● **What you will do**:
Retype nothing but the lines from the start of the material up to and including the line with "ov.set_xlim(0, W); ov.set_ylim(H, 0);". Pictures don't belong in the copy.

Start

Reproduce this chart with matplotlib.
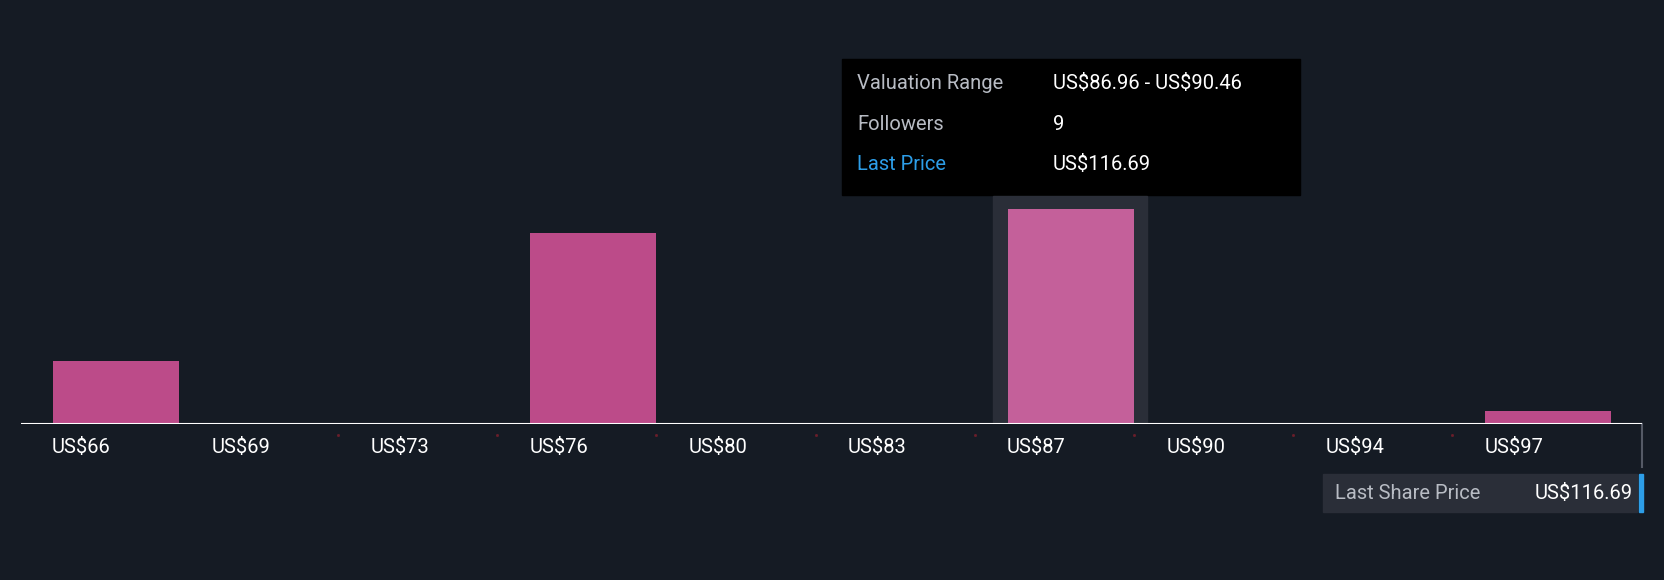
import matplotlib
matplotlib.use("Agg")
import matplotlib.pyplot as plt
from matplotlib.patches import Rectangle

plt.rcParams['font.family'] = ['Roboto', 'DejaVu Sans']
plt.rcParams['text.parse_math'] = False

labels = ["US$66", "US$69", "US$73", "US$76", "US$80", "US$83", "US$87", "US$90", "US$94", "US$97"]
followers = [2.65, 0, 0, 8.0, 0, 0, 9.0, 0, 0, 0.55]
highlight = 6
tooltip_rows = [("Valuation Range", "US$86.96 - US$90.46"), ("Followers", "9"), ("Last Price", "US$116.69")]
last_price_text = "US$116.69"

BG = "#151b24"
W, H = 1568, 547
fig = plt.figure(figsize=(16.64, 5.8), dpi=100, facecolor=BG)

ov = fig.add_axes([0, 0, 1, 1])
ov.set_xlim(0, W); ov.set_ylim(H, 0); ov.axis("off"); ov.set_facecolor(BG)

ax = fig.add_axes([20 / W, (H - 400) / H, 1527 / W, 400 / H])
ax.patch.set_alpha(0)
ax.set_xlim(0, 1527 / 150)
ax.set_ylim(0, 400 / 22.5)
for s in ax.spines.values():
    s.set_visible(False)
ax.set_xticks([]); ax.set_yticks([])

ax.add_patch(Rectangle((highlight + 0.107, 0), 0.967, 215 / 22.5, color="#2a2e38", zorder=0))
colors = ["#c4609a" if i == highlight else "#bc4b89" for i in range(len(labels))]
ax.bar([i + 0.593 for i in range(len(labels))], followers, width=0.793, color=colors, zorder=2)
ax.axhline(0, color="white", lw=1.5, zorder=3)
for i, lab in enumerate(labels):
    ax.text(i + 0.193, -0.6, lab, color="white", fontsize=14.5, ha="left", va="top", clip_on=False)
for i in range(2, 10):
    ax.plot([i - 0.01], [-0.45], marker="s", ms=1, color="#6a1e2a", clip_on=False)

ov.add_patch(Rectangle((793, 56), 432, 128, color="black", zorder=5))
for j, (k, v) in enumerate(tooltip_rows):
    y = 79 + 38 * j
    ov.text(808, y, k, color="#2d9ee8" if k == "Last Price" else "#b8bcc4", fontsize=14.5, va="center", zorder=6)
    ov.text(992, y, v, color="white", fontsize=14.5, va="center", zorder=6)

ov.plot([1547, 1547], [400, 440], color="#555a66", lw=1.5)
ov.add_patch(Rectangle((1247, 447), 296, 36, color="#2a2e38"))
ov.add_patch(Rectangle((1544, 447), 4, 36, color="#2d9ee8"))
ov.text(1258, 465, "Last Share Price", color="#b8bcc4", fontsize=14.5, va="center")
ov.text(1539, 465, last_price_text, color="white", fontsize=14.5, va="center", ha="right")

fig.savefig("out.png", dpi=100, facecolor=BG)
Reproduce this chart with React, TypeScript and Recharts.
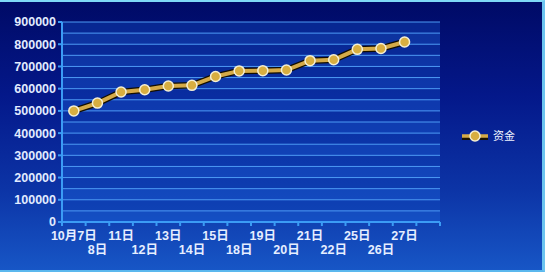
import { LineChart, Line, XAxis, YAxis, ReferenceLine, ReferenceArea } from "recharts";

// 日期（最后一格空着）
const days = ["10月7日", "8日", "11日", "12日", "13日", "14日", "15日", "18日", "19日", "20日", "21日", "22日", "25日", "26日", "27日", ""];
const funds = [500000, 535000, 585000, 595000, 612000, 615000, 655000, 680000, 681000, 684000, 726000, 730000, 777000, 781000, 810000, null];
const yTicks = [0, 100000, 200000, 300000, 400000, 500000, 600000, 700000, 800000, 900000];
const gridTicks = [0, 50000, 100000, 150000, 200000, 250000, 300000, 350000, 400000, 450000, 500000, 550000, 600000, 650000, 700000, 750000, 800000, 850000, 900000];

const data = days.map((day, i) => ({ day, funds: funds[i] }));

const AXIS = "#3b9cf5";
const GOLD = "#d4aa48";

function DayTick(props: any) {
  const { x, y, payload, index } = props;
  const half = payload?.offset || 11.8;
  const row = index % 2 === 0 ? 0 : 1;
  const isLast = index === days.length - 1;
  return (
    <g>
      <line x1={x - half} y1={y - 8} x2={x - half} y2={y - 4} stroke={AXIS} strokeWidth={2} />
      {isLast && <line x1={x + half} y1={y - 8} x2={x + half} y2={y - 4} stroke={AXIS} strokeWidth={2} />}
      <text
        x={x}
        y={y + 10 + row * 14}
        textAnchor="middle"
        fontSize={12.5}
        fontWeight="bold"
        fill="#e6eeff"
        fontFamily="'Liberation Sans', 'Noto Sans CJK SC', sans-serif"
      >
        {payload.value}
      </text>
    </g>
  );
}

function LegendBox() {
  return (
    <svg width={70} height={20} style={{ position: "absolute", left: 460, top: 125 }}>
      <line x1={2} y1={10.5} x2={28} y2={10.5} stroke="#1a1200" strokeWidth={5} />
      <line x1={2} y1={9} x2={28} y2={9} stroke={GOLD} strokeWidth={3.5} />
      <circle cx={15} cy={9} r={5} fill="#d8ae40" stroke="#f4efd4" strokeWidth={1.5} />
      <text x={33} y={13} fontSize={11} fill="#eef3ff" fontFamily="'Noto Sans CJK SC', sans-serif">
        资金
      </text>
    </svg>
  );
}

export default function App() {
  return (
    <div
      style={{
        position: "absolute",
        left: 0,
        top: 0,
        width: 545,
        height: 272,
        boxSizing: "border-box",
        borderTop: "2px solid #7fd8f6",
        borderRight: "3px solid #6cc4f0",
        borderBottom: "2px solid #5bb8ee",
        background: "linear-gradient(180deg, #000a66 0%, #04188a 35%, #0c34a6 70%, #1756c6 100%)",
      }}
    >
      <style>{"body{margin:0}"}</style>
      <div style={{ position: "absolute", left: 0, top: -2 }}>
        <LineChart width={545} height={272} data={data} margin={{ top: 22, right: 105, bottom: 0, left: 0 }}>
          <XAxis
            dataKey="day"
            scale="band"
            interval={0}
            tickLine={false}
            axisLine={{ stroke: AXIS, strokeWidth: 2 }}
            tick={<DayTick />}
            height={50}
          />
          <YAxis
            domain={[0, 900000]}
            ticks={yTicks}
            interval={0}
            width={62}
            tickSize={4}
            tickLine={{ stroke: AXIS, strokeWidth: 2 }}
            axisLine={{ stroke: AXIS, strokeWidth: 2 }}
            tick={{ fill: "#e2ebff", fontSize: 12.5, fontWeight: "bold", fontFamily: "'Liberation Sans', sans-serif" }}
          />
          {gridTicks.slice(1).map((v, i) => (
            <ReferenceArea
              key={`band-${v}`}
              y1={gridTicks[i]}
              y2={v}
              fill={i % 2 === 0 ? "#1a5fd6" : "#0f47bd"}
              fillOpacity={0.45}
              stroke="none"
            />
          ))}
          {gridTicks.slice(1).map((v) => (
            <ReferenceLine key={`grid-${v}`} y={v} stroke="#4d9bf5" strokeWidth={1} />
          ))}
          <Line
            dataKey="funds"
            stroke="#140e00"
            strokeWidth={6.5}
            dot={false}
            activeDot={false}
            legendType="none"
            isAnimationActive={false}
          />
          <Line
            dataKey="funds"
            name="资金"
            stroke={GOLD}
            strokeWidth={4}
            dot={{ r: 5, fill: "#d8ae40", stroke: "#f4efd4", strokeWidth: 1.5 }}
            isAnimationActive={false}
          />
        </LineChart>
      </div>
      <LegendBox />
    </div>
  );
}
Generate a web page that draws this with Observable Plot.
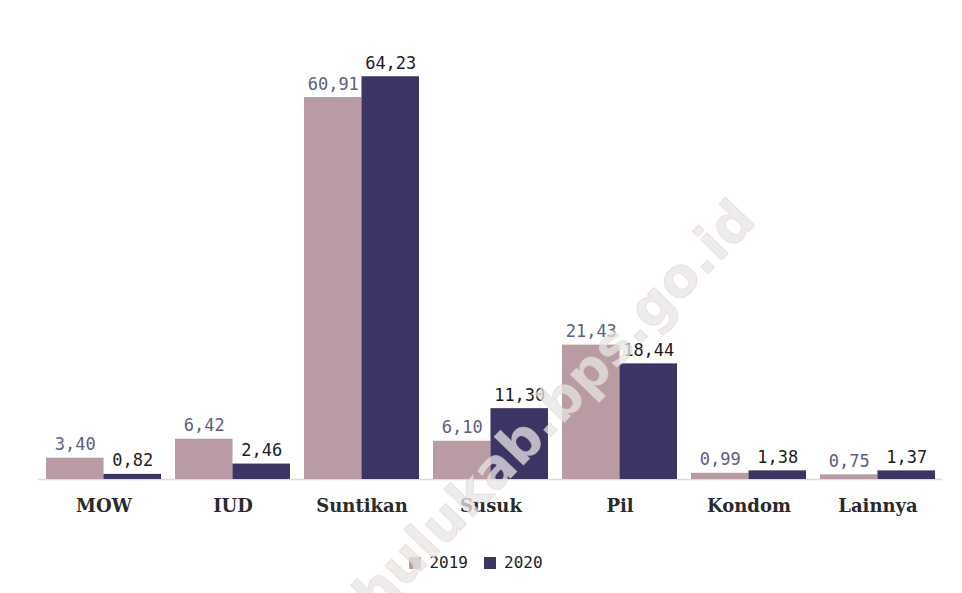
<!DOCTYPE html>
<html>
<head>
<meta charset="utf-8">
<script src="https://cdn.jsdelivr.net/npm/d3@7"></script>
<script src="https://cdn.jsdelivr.net/npm/@observablehq/plot@0.6"></script>
<style>
  html, body { margin: 0; padding: 0; background: #fff; }
  #wrap { position: relative; width: 962px; height: 593px; overflow: hidden; }
  #legend { display: flex; justify-content: center; margin-top: 11px; padding-left: 6px; }
  #wm {
    position: absolute; left: 522px; top: 440px;
    transform: translate(-50%, -50%) rotate(-46deg);
    font-family: "DejaVu Sans", sans-serif; font-weight: bold; font-size: 54px;
    white-space: nowrap; color: rgba(229,229,229,0.75);
    -webkit-text-stroke: 0.8px rgba(235,170,130,0.3);
    pointer-events: none;
  }
</style>
</head>
<body>
<div id="wrap">
  <div id="chart"></div>
  <div id="legend"></div>
  <div id="wm">mahulukab.bps.go.id</div>
</div>
<script>
const categories = ["MOW", "IUD", "Suntikan", "Susuk", "Pil", "Kondom", "Lainnya"];
const years = ["2019", "2020"];
const values2019 = [3.40, 6.42, 60.91, 6.10, 21.43, 0.99, 0.75];
const values2020 = [0.82, 2.46, 64.23, 11.30, 18.44, 1.38, 1.37];
const colors = ["#b99ca3", "#3c3465"];

const fmt = v => v.toFixed(2).replace(".", ",");
const d2019 = categories.map((c, i) => ({cat: c, year: "2019", v: values2019[i]}));
const d2020 = categories.map((c, i) => ({cat: c, year: "2020", v: values2020[i]}));

const W = 962, H = 535, ml = 38, mr = 20, mt = 20, mb = 56;
const pIn = 0.11, pOut = 0.055;
const step = (W - ml - mr) / (categories.length - pIn + 2 * pOut);
const bw = step * (1 - pIn);

const chart = Plot.plot({
  width: W, height: H,
  marginLeft: ml, marginRight: mr, marginTop: mt, marginBottom: mb,
  style: {fontFamily: "DejaVu Serif", fontSize: "18px", fontWeight: "bold", color: "#2a2a2a", background: "#fff"},
  x: {domain: categories, paddingInner: pIn, paddingOuter: pOut, label: null, tickSize: 0, tickPadding: 20},
  y: {domain: [0, 73.2], axis: null},
  color: {domain: years, range: colors},
  marks: [
    Plot.ruleY([0], {stroke: "#dcdcdc", strokeWidth: 1.5}),
    Plot.barY(d2019, {x: "cat", y: "v", fill: "year", insetRight: bw / 2}),
    Plot.barY(d2020, {x: "cat", y: "v", fill: "year", insetLeft: bw / 2}),
    Plot.text(d2019, {x: "cat", y: "v", text: d => fmt(d.v), dx: -bw / 4, dy: -8, lineAnchor: "bottom",
      fill: "#5b5e82", fontFamily: "DejaVu Sans Mono", fontWeight: "normal", fontSize: 17}),
    Plot.text(d2020, {x: "cat", y: "v", text: d => fmt(d.v), dx: bw / 4, dy: -8, lineAnchor: "bottom",
      fill: "#1c1c1c", fontFamily: "DejaVu Sans Mono", fontWeight: "normal", fontSize: 17})
  ]
});
document.getElementById("chart").appendChild(chart);

const legend = Plot.legend({
  color: {domain: years, range: colors},
  swatchSize: 12,
  style: {fontFamily: "DejaVu Sans Mono", fontSize: "16px", color: "#222"}
});
document.getElementById("legend").appendChild(legend);
</script>
</body>
</html>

End

● **Written solution**:
Reproduce this chart with matplotlib.
import matplotlib
matplotlib.use("Agg")
import matplotlib.pyplot as plt
from matplotlib.patches import Rectangle

plt.rcParams['font.family'] = ['Roboto', 'DejaVu Sans']
plt.rcParams['text.parse_math'] = False

labels = ["US$66", "US$69", "US$73", "US$76", "US$80", "US$83", "US$87", "US$90", "US$94", "US$97"]
followers = [2.65, 0, 0, 8.0, 0, 0, 9.0, 0, 0, 0.55]
highlight = 6
tooltip_rows = [("Valuation Range", "US$86.96 - US$90.46"), ("Followers", "9"), ("Last Price", "US$116.69")]
last_price_text = "US$116.69"

BG = "#151b24"
W, H = 1568, 547
fig = plt.figure(figsize=(16.64, 5.8), dpi=100, facecolor=BG)

ov = fig.add_axes([0, 0, 1, 1])
ov.set_xlim(0, W); ov.set_ylim(H, 0); ov.axis("off"); ov.set_facecolor(BG)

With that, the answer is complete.